| Short problem |
Return all of the data exactly, with nothing left out but the pictures.
· · · ·
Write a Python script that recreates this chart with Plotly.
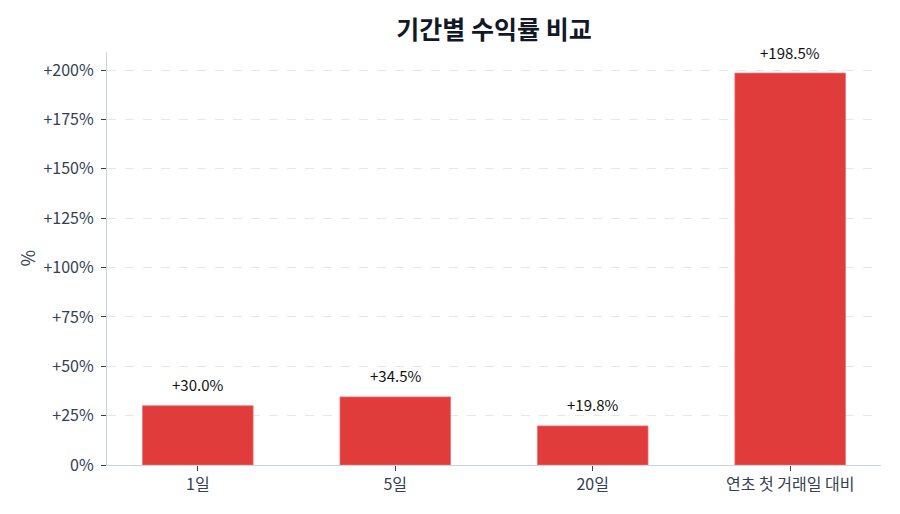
import plotly.graph_objects as go

categories = ["1일", "5일", "20일", "연초 첫 거래일 대비"]
returns = [30.0, 34.5, 19.8, 198.5]
labels = ["+30.0%", "+34.5%", "+19.8%", "+198.5%"]
tick_vals = [0, 25, 50, 75, 100, 125, 150, 175, 200]
tick_text = ["0%", "+25%", "+50%", "+75%", "+100%", "+125%", "+150%", "+175%", "+200%"]

FONT = "Noto Sans CJK KR"

fig = go.Figure()
fig.add_trace(go.Bar(
    x=list(range(len(categories))),
    y=returns,
    width=0.56,
    marker=dict(color="#e03c3c", line=dict(color="#f07070", width=0.8)),
    hoverinfo="skip",
))

for i, (v, t) in enumerate(zip(returns, labels)):
    fig.add_annotation(x=i, y=v, text=t, showarrow=False, yshift=21,
                       font=dict(family=FONT, size=15, color="#111111"))

# y-axis title as an annotation for precise placement
fig.add_annotation(xref="paper", yref="paper", x=0, y=0.5, text="%",
                   textangle=-90, showarrow=False, xanchor="center", yanchor="middle",
                   xshift=-81, font=dict(family=FONT, size=18, color="#334155"))

fig.update_layout(
    width=892, height=506,
    margin=dict(l=99, r=19, t=44, b=49),
    paper_bgcolor="white", plot_bgcolor="white",
    showlegend=False,
    title=dict(text="<b>기간별 수익률 비교</b>", x=0.5, xref="paper", xanchor="center",
               y=1 - 22 / 506, yanchor="middle",
               font=dict(family=FONT, size=25, color="#111827")),
    font=dict(family=FONT, size=16, color="#334155"),
)
fig.update_xaxes(
    tickmode="array", tickvals=list(range(len(categories))), ticktext=categories,
    range=[-0.46, 3.46],
    showline=True, linecolor="#cbd5e1", linewidth=1.2,
    ticks="outside", ticklen=5, tickcolor="#334155",
    showgrid=False, zeroline=False,
    tickfont=dict(family=FONT, size=16, color="#334155"),
)
fig.update_yaxes(
    range=[0, 209.2],
    tickmode="array", tickvals=tick_vals, ticktext=tick_text,
    showline=True, linecolor="#cbd5e1", linewidth=1.2,
    ticks="outside", ticklen=5, tickcolor="#334155",
    ticklabelstandoff=4,
    showgrid=True, gridcolor="#e5e7eb", griddash="dash", gridwidth=1,
    zeroline=False,
    tickfont=dict(family=FONT, size=16, color="#334155"),
)

fig.write_html("out.html")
· · · ·
| Task result |
Write a Python script that recreates this chart with Plotly.
import plotly.graph_objects as go

categories = ["1일", "5일", "20일", "연초 첫 거래일 대비"]
returns = [30.0, 34.5, 19.8, 198.5]
labels = ["+30.0%", "+34.5%", "+19.8%", "+198.5%"]
tick_vals = [0, 25, 50, 75, 100, 125, 150, 175, 200]
tick_text = ["0%", "+25%", "+50%", "+75%", "+100%", "+125%", "+150%", "+175%", "+200%"]

FONT = "Noto Sans CJK KR"

fig = go.Figure()
fig.add_trace(go.Bar(
    x=list(range(len(categories))),
    y=returns,
    width=0.56,
    marker=dict(color="#e03c3c", line=dict(color="#f07070", width=0.8)),
    hoverinfo="skip",
))

for i, (v, t) in enumerate(zip(returns, labels)):
    fig.add_annotation(x=i, y=v, text=t, showarrow=False, yshift=21,
                       font=dict(family=FONT, size=15, color="#111111"))

# y-axis title as an annotation for precise placement
fig.add_annotation(xref="paper", yref="paper", x=0, y=0.5, text="%",
                   textangle=-90, showarrow=False, xanchor="center", yanchor="middle",
                   xshift=-81, font=dict(family=FONT, size=18, color="#334155"))

fig.update_layout(
    width=892, height=506,
    margin=dict(l=99, r=19, t=44, b=49),
    paper_bgcolor="white", plot_bgcolor="white",
    showlegend=False,
    title=dict(text="<b>기간별 수익률 비교</b>", x=0.5, xref="paper", xanchor="center",
               y=1 - 22 / 506, yanchor="middle",
               font=dict(family=FONT, size=25, color="#111827")),
    font=dict(family=FONT, size=16, color="#334155"),
)
fig.update_xaxes(
    tickmode="array", tickvals=list(range(len(categories))), ticktext=categories,
    range=[-0.46, 3.46],
    showline=True, linecolor="#cbd5e1", linewidth=1.2,
    ticks="outside", ticklen=5, tickcolor="#334155",
    showgrid=False, zeroline=False,
    tickfont=dict(family=FONT, size=16, color="#334155"),
)
fig.update_yaxes(
    range=[0, 209.2],
    tickmode="array", tickvals=tick_vals, ticktext=tick_text,
    showline=True, linecolor="#cbd5e1", linewidth=1.2,
    ticks="outside", ticklen=5, tickcolor="#334155",
    ticklabelstandoff=4,
    showgrid=True, gridcolor="#e5e7eb", griddash="dash", gridwidth=1,
    zeroline=False,
    tickfont=dict(family=FONT, size=16, color="#334155"),
)

fig.write_html("out.html")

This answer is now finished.